Elham Salehi

Personal information
- Nationality: Iranian
- Born: 23 September 1980 (age 45)

Sport
- Country: Iran
- Sport: Para-athletics
- Disability class: F54
- Event(s): javelin throw shot put

Medal record
Women's para-athletics
Representing Iran
Paralympic Games
| Bronze medal – third place | 2024 Paris | Javelin throw F54 |
World Championships
| Gold medal – first place | 2025 New Delhi | Javelin throw F54 |
| Silver medal – second place | 2023 Paris | Javelin throw F54 |
| Bronze medal – third place | 2024 Kobe | Javelin throw F54 |
| Bronze medal – third place | 2025 New Delhi | Shot put F54 |
Asian Para Games
| Gold medal – first place | 2022 Hangzhou | Shot put F54 |
| Bronze medal – third place | 2022 Hangzhou | Javelin throw F54 |

= Elham Salehi =

Iranian Paralympic athlete (born 1980)

Elham Salehi (born 23 September 1980) is an Iranian para-athlete specializing in throwing events: javelin throw and shot put. She represented Iran at the 2024 Summer Paralympics.

==Career==
Salehi competed at the 2023 World Para Athletics Championships and won a silver medal in the javelin throw F54 event.

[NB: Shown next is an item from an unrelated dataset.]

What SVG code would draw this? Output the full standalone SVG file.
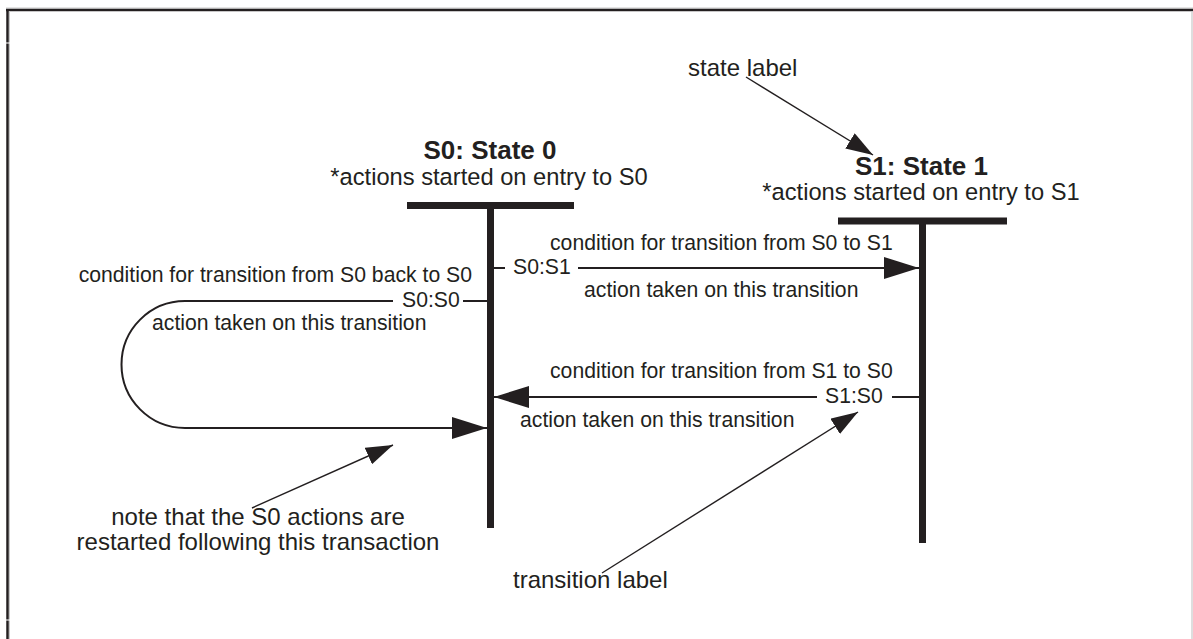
<svg xmlns="http://www.w3.org/2000/svg" width="1193" height="639" viewBox="0 0 1193 639">
<style>
  text { font-family: "Liberation Sans", Arial, sans-serif; fill: #231f20; }
  .lbl { font-size: 21.2px; }
  .ann { font-size: 24px; }
  .entry { font-size: 23.7px; text-anchor: middle; }
  .title { font-size: 26px; font-weight: bold; text-anchor: middle; }
  .bar { fill: #231f20; }
  .conn { fill: none; stroke: #231f20; stroke-width: 2; }
  .thin { fill: none; stroke: #231f20; stroke-width: 1.4; }
</style>
<defs>
  <marker id="big" markerUnits="userSpaceOnUse" markerWidth="35" markerHeight="22" refX="35" refY="11" orient="auto">
    <path d="M0,0 L35,11 L0,22 z" fill="#231f20"/>
  </marker>
  <marker id="small" markerUnits="userSpaceOnUse" markerWidth="27" markerHeight="18" refX="27" refY="9" orient="auto">
    <path d="M0,0 L27,9 L0,18 z" fill="#231f20"/>
  </marker>
</defs>
<rect x="0" y="0" width="1193" height="639" fill="#ffffff"/>
<g id="frame">
  <line x1="6" y1="8" x2="1193" y2="8" stroke="#c8c8c8" stroke-width="1"/>
  <line x1="6" y1="10" x2="1193" y2="10" stroke="#231f20" stroke-width="2.5"/>
  <line x1="7.5" y1="9" x2="7.5" y2="639" stroke="#231f20" stroke-width="2.5"/>
  <line x1="9.5" y1="11" x2="9.5" y2="639" stroke="#c8c8c8" stroke-width="1"/>
  <line x1="1192" y1="11" x2="1192" y2="639" stroke="#c8c8c8" stroke-width="1.2"/>
  <rect x="6" y="42.5" width="4" height="1" fill="#ffffff"/>
  <rect x="6" y="619.5" width="4" height="1" fill="#ffffff"/>
</g>
<g id="S0">
  <rect class="bar" x="407" y="202" width="167" height="7"/>
  <rect class="bar" x="487" y="205" width="7" height="323"/>
  <text class="title" x="490" y="159">S0: State 0</text>
  <text class="entry" x="489" y="185">*actions started on entry to S0</text>
</g>
<g id="S1">
  <rect class="bar" x="838" y="217.5" width="169" height="7"/>
  <rect class="bar" x="919" y="221" width="7" height="322"/>
  <text class="title" x="921.5" y="175">S1: State 1</text>
  <text class="entry" x="921" y="200">*actions started on entry to S1</text>
</g>
<g id="connectors">
  <line class="conn" x1="494" y1="268" x2="505" y2="268"/>
  <line class="conn" x1="578" y1="268" x2="919" y2="268" marker-end="url(#big)"/>
  <line class="conn" x1="487" y1="301" x2="463" y2="301"/>
  <path class="conn" d="M393,301 L185,301 A63.5,63.5 0 0 0 185,428 L487,428" marker-end="url(#big)"/>
  <line class="conn" x1="919" y1="397" x2="892" y2="397"/>
  <line class="conn" x1="817" y1="397" x2="494" y2="397" marker-end="url(#big)"/>
  <line class="thin" x1="746" y1="77" x2="873" y2="155" marker-end="url(#small)"/>
  <line class="thin" x1="252" y1="508" x2="393" y2="445" marker-end="url(#small)"/>
  <line class="thin" x1="602" y1="573" x2="858" y2="412" marker-end="url(#small)"/>
</g>
<g id="transition-labels">
  <text class="lbl" x="550" y="250">condition for transition from S0 to S1</text>
  <text class="lbl" x="513" y="274">S0:S1</text>
  <text class="lbl" x="584" y="297">action taken on this transition</text>
  <text class="lbl" x="472" y="282" text-anchor="end">condition for transition from S0 back to S0</text>
  <text class="lbl" x="402" y="307">S0:S0</text>
  <text class="lbl" x="152" y="330">action taken on this transition</text>
  <text class="lbl" x="550" y="378">condition for transition from S1 to S0</text>
  <text class="lbl" x="825" y="403">S1:S0</text>
  <text class="lbl" x="520" y="427">action taken on this transition</text>
</g>
<g id="annotations">
  <text class="ann" x="688" y="76">state label</text>
  <text class="ann" x="513" y="588">transition label</text>
  <text class="ann" x="258" y="525" text-anchor="middle">note that the S0 actions are</text>
  <text class="ann" x="258" y="550" text-anchor="middle">restarted following this transaction</text>
</g>
</svg>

In May 2024, Salehi competed at the 2024 World Para Athletics Championships and won a bronze medal in the javelin throw F54 event. She then represented Iran at the 2024 Summer Paralympics and won a bronze medal in the javelin throw F54 event. She competed at the 2025 World Para Athletics Championships and won a gold medal in the javelin throw F54 event, and a bronze medal in the shot put F54 event.